Connecting Science and Policy in Africa
One of the most surprising insights from the “Access to Scientific Expertise in Fast Growing African Countries” panel session was that long-form journalism was driving evidence-based policy making, according to Nick Ishmael Perkins, Director of SciDev.Net.
Yet this was hardly a solution to the underlying problem: a growing demand for scientific expertise, but a research base lacking the networks, training, or even practice of engaging with policy makers. As a consequence, civil society groups were not systematically using scientific evidence to drive policy. Structures, intermediaries were needed, said Perkins, to link science to policy. One answer from the audience: create fellowships that place scientists among government officials, similar to that of the American Association for the Advancement of Science policy fellows in the US.
The call was echoed by Thandi Mgwebi of the South African National Research Foundation, who said there was a need for strategic partners capable of promoting science in society.

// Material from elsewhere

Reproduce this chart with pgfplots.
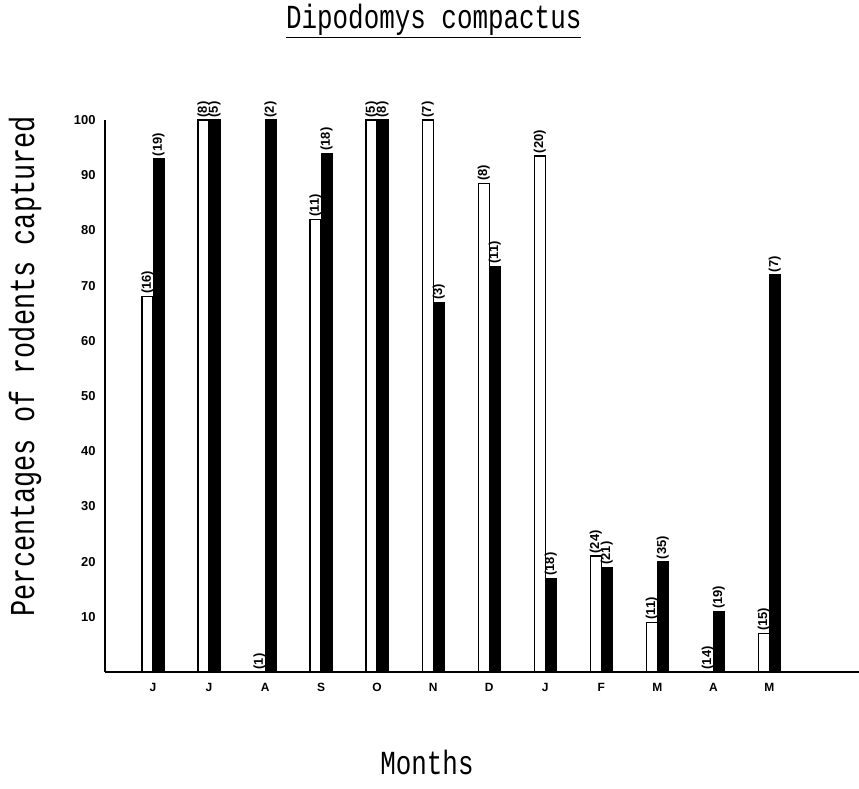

One can easily relax into the delights of abstraction at a scientific conference and the thrills of innovation; but the February 14 session on Africa, jointly put on by the UK Sense About Science and Cornell University’s Alliance for Science, drove home the critical need for science policy engagement in the developing south, where getting the evidence right can be a matter of life and death.
As Daniel Otunge of the African Agricultural Technology Foundation pointed out, rising temperatures in Africa were a threat to subsistence farmers; what they needed were biotech solutions (i.e., drought resistant crops); what they were getting was NGO fear mongering. Listening to the needs of people should be driving science policy.
Not all the problems facing Africa were particular to Africa. As Perkins observed, non-scientists are the same the world over: they want context for research that is often cognitively inaccessible: “Don’t tell me the facts,” said Perkins, “tell me what they mean.”